### Stated problem
Only a number is expected: how many lines in the data below contain the word "standalone".

### Information shown

-*-

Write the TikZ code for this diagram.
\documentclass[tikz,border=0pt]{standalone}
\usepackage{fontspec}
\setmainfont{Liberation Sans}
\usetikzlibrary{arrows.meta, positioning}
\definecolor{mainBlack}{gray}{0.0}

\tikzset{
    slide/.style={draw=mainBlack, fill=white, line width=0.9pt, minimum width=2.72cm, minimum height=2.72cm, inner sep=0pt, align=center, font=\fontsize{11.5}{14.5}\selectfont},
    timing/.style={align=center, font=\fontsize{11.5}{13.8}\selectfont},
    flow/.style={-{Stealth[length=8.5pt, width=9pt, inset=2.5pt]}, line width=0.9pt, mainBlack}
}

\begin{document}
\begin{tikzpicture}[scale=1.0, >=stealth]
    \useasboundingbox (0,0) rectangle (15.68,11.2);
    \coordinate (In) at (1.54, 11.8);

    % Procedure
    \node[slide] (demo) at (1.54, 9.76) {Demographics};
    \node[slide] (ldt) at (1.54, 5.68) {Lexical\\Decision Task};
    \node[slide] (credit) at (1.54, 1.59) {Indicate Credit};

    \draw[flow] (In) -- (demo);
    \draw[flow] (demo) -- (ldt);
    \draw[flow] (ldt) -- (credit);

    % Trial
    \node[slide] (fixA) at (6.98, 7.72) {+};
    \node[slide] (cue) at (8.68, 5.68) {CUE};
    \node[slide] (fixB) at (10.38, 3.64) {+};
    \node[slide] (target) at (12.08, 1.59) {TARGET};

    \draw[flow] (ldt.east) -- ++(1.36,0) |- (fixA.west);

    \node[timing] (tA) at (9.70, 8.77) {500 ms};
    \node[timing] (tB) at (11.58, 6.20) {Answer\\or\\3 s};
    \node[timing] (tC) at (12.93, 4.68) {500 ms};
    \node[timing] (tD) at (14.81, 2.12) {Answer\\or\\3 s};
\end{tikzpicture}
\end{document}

-*-

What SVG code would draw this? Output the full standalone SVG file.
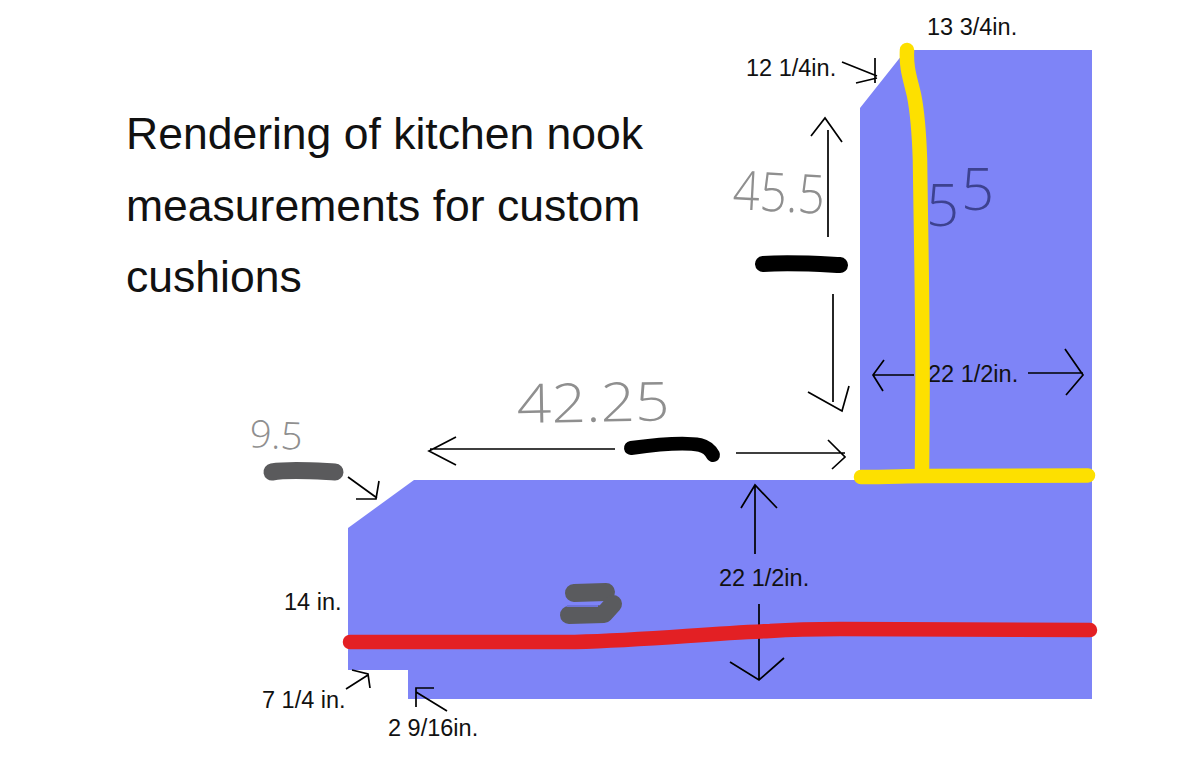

-*-

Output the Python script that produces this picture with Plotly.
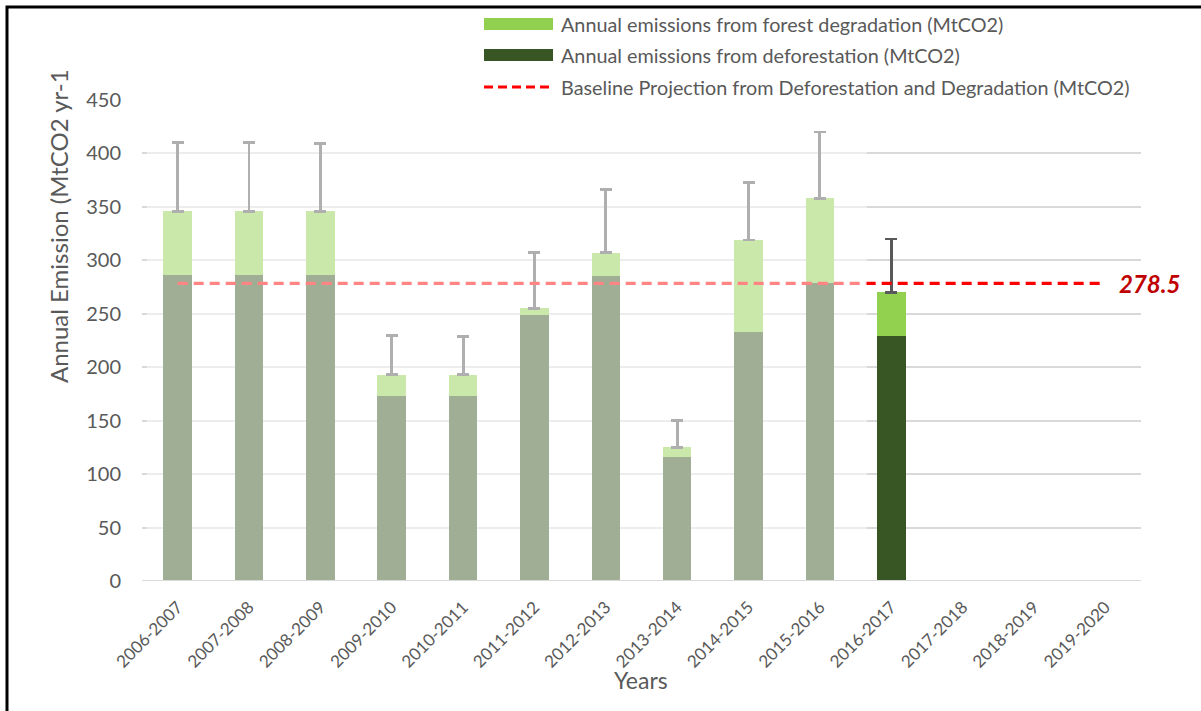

-*-

### Solution to this problem
2